Na época em que se encomendou este sistema, no início dos anos cinquenta, estava sem sombra de dúvida actualizado. Mas, nos anos seguintes, o desenvolvimento da electrónica de controle e mesmo de potência foi (e continua a ser, aliás) tão vertiginoso que, dentro dum período de tempo muito curto (e isso já acontecia em 1965), ele estava tecnicamente ultrapassado, o que não significa de modo nenhum que não se trate de aparelhagem de alta eficiência que satisfaz inteiramente os seus utilizadores, e ainda continua a satisfazer nos dias de hoje, apesar da idade e do seu inevitável envelhecimento, não apenas devido à robustez das unidades instaladas, mas também devido aos cuidados constantes do pessoal especializado responsável pela respectiva conservação.

A partir de 1965, as constantes ampliações da Central Geradora, da Fábrica de Pasta, do Branqueamento e da Fábrica de Embalagens de Papel introduziram novos equipamentos de medição e de controle pneumáticos e electrónicos – equipamentos que continuam a aumentar persistentemente em quantidade e em complexidade técnica.

No campo dos pequenos sistemas de controle limitado manteve-se a preferência pela técnica do controle pneumático com transmissão analógica das informações, mas, mesmo assim, introduziram-se também numerosos aparelhos electrónicos (alguns de técnica bastante avançada) quando a variável medida ou o próprio processo de medição conduzem naturalmente a esse tipo de equipamento e também no caso de aparelhos laboratoriais (padrões ou ensaiadores da Secção de Instrumentação e novos aparelhos de medida do laboratório).

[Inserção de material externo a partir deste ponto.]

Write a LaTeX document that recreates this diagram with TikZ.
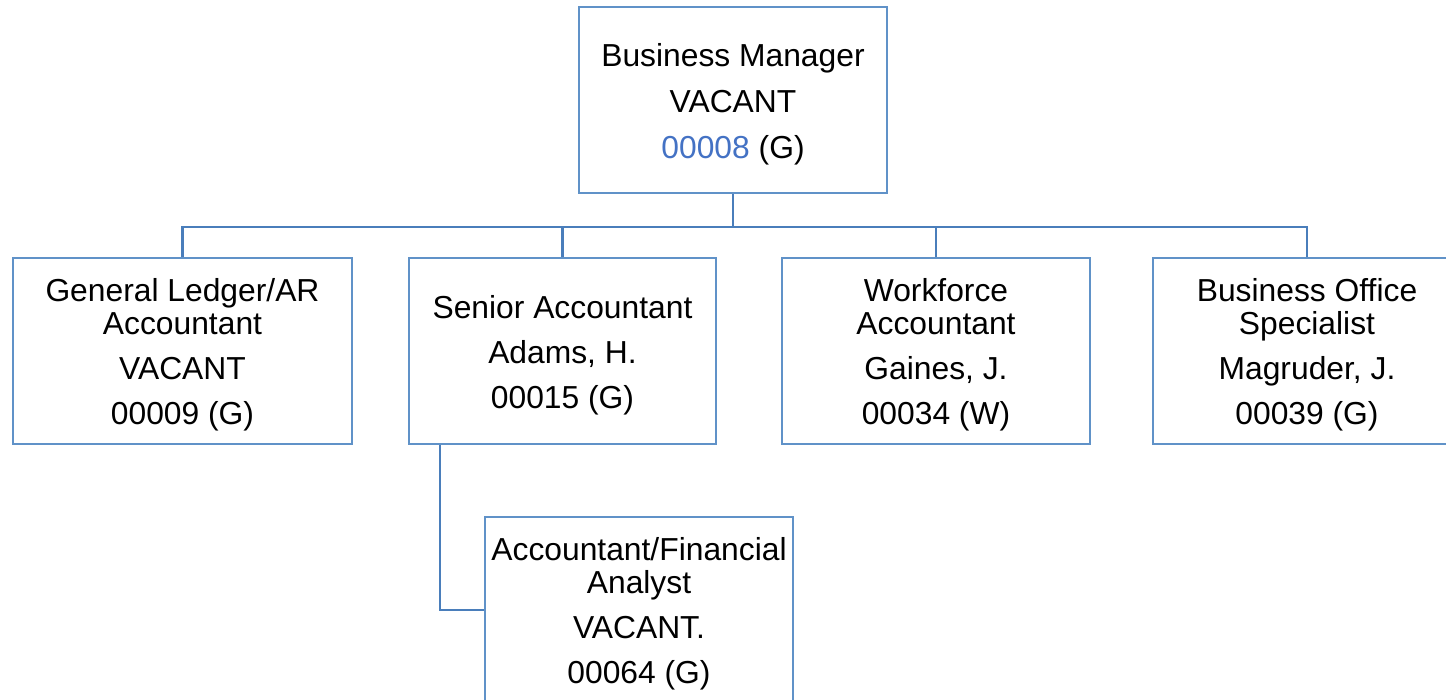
\documentclass[tikz,border=0pt]{standalone}
\usepackage{fontspec}
\setmainfont{Liberation Sans}
\definecolor{linecol}{RGB}{74,126,187}
\definecolor{boxcol}{RGB}{96,146,200}
\definecolor{numcol}{RGB}{68,114,196}
\newcommand{\tstrut}{\rule{0pt}{31pt}}
\begin{document}
\begin{tikzpicture}[x=1pt,y=-1pt,
  posbox/.style={draw=boxcol,line width=2.6pt,minimum width=308pt,minimum height=186pt,
    inner sep=0pt,align=center,font=\fontsize{31.8}{33}\selectfont},
  conn/.style={draw=linecol,line width=2.6pt}]
\useasboundingbox (0,0) rectangle (1446,699);
\clip (0,0) rectangle (1446,699);
\node[posbox] (top) at (733,100) {\tstrut Business Manager\\[13pt]VACANT\\[13pt]\textcolor{numcol}{00008} (G)};
\node[posbox,minimum width=339pt] (gl) at (182.5,351) {\tstrut General Ledger/AR\\Accountant\\[12pt]VACANT\\[12pt]00009 (G)};
\node[posbox,minimum width=307pt] (sa) at (562.5,351) {\tstrut Senior Accountant\\[12pt]Adams, H.\\[12pt]00015 (G)};
\node[posbox] (wf) at (936,351) {\tstrut Workforce\\Accountant\\[12pt]Gaines, J.\\[12pt]00034 (W)};
\node[posbox] (bo) at (1307,351) {\tstrut Business Office\\Specialist\\[12pt]Magruder, J.\\[12pt]00039 (G)};
\node[posbox] (ch) at (639,610) {\tstrut Accountant/Financial\\Analyst\\[12pt]VACANT.\\[12pt]00064 (G)};
\coordinate (bar) at (0,227);
\draw[conn] (top.south) -- (top.south |- bar);
\draw[conn] (top.south |- bar) -| (gl.north);
\draw[conn] (top.south |- bar) -| (sa.north);
\draw[conn] (top.south |- bar) -| (wf.north);
\draw[conn] (top.south |- bar) -| (bo.north);
\draw[conn] ([xshift=-122.5pt]sa.south) |- (ch.west);
\end{tikzpicture}
\end{document}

Introduziram-se novos sensores de consistência em linha de muito maior eficácia de medida e resolvendo, até certo ponto, um velho problema de regulação específico da indústria de pasta e papel (referimo-nos ao sensor do tipo «lâmina de cimitarra»), medidores magnéticos de caudal, medidores de condutividade, medidores de pequenos potenciais electroquímicos com aplicação em aparelhos de análise e controle químico contínuo (casos do pH e do potencial redox), aparelhagem ultra-sónica de alarme e de medição de espessuras, aparelhagem radioactiva de alarme de nível, sensores de proximidade, aparelhos de raios X para exame de soldaduras, etc. Surgiram os aparelhos miniatura com circuitos pneumáticos impressos e colocação rápida por encavilhamento, quer das ligações eléctricas, quer das pneumáticas, os quais se destinam a resolver o problema do espaço nos painéis. Com efeito, à medida que o número de aparelhos necessários aumenta (e esse número aumentou muitíssimo nos últimos anos) os painéis de controle que albergassem controladores e registadores clássicos tornavam-se impraticáveis dado o seu enorme tamanho. O problema foi resolvido com os novos modelos do tipo miniatura nos quais se introduziram os últimos aperfeiçoamentos da técnica pneumática analógica e que, além de oferecerem inegáveis facilidades de montagem, de manipulação e de conservação (encavilhamento, gráfico de rolo, construção modular, etc.), ocupam um espaço muito menor no painel (embora aumente, mas isso pouca importância tem, o espaço em profundidade). / 35 /

Todos estes sistemas continuam, contudo, analógicos. Sabemos que, no campo da fluídica, nomeadamente da pneumática, a tecnologia moderna criou também circuitos digitais, de certo modo funcionalmente semelhantes aos electrónicos ou de tipos homólogos a estes, mas nunca os adoptámos na fábrica de Cacia devido aos seus inconvenientes quando comparados aos circuitos idênticos de tipo electrónico. Cuidamos que, neste campo, a técnica do futuro aponta para os grandes sistemas globais e integrados, totalmente automáticos e comandados por computadores programáveis individuais ou centrais. E aí a tecnologia da electrónica tem completo e inatacável predomínio, embora nas zonas periféricas possa aparecer ainda controle fluídico do tipo analógico, umas vezes por certas vantagens técnicas excepcionais e pontuais, outras devido ao aproveitamento de material existente (neste último caso com os problemas resultantes da adaptação de equipamentos antigos às novas condições de controle avançado adoptadas). Não se encontra, porém, o nosso país em condições sócio-económicas (e até culturais, diga-se de passagem...) que, para já, justifiquem a adopção de tais sistemas ou qualquer opção tecnológica de vanguarda e, por isso, limitamo-nos aos aperfeiçoamentos pontuais, às consequências da evolução da técnica do processo sobre o número e os tipos de Iacetes de controle usados, e ao aumento quantitativo derivado de novos equipamentos de processo instalados, sempre dentro dos conceitos dos modelos de controle «clássicos».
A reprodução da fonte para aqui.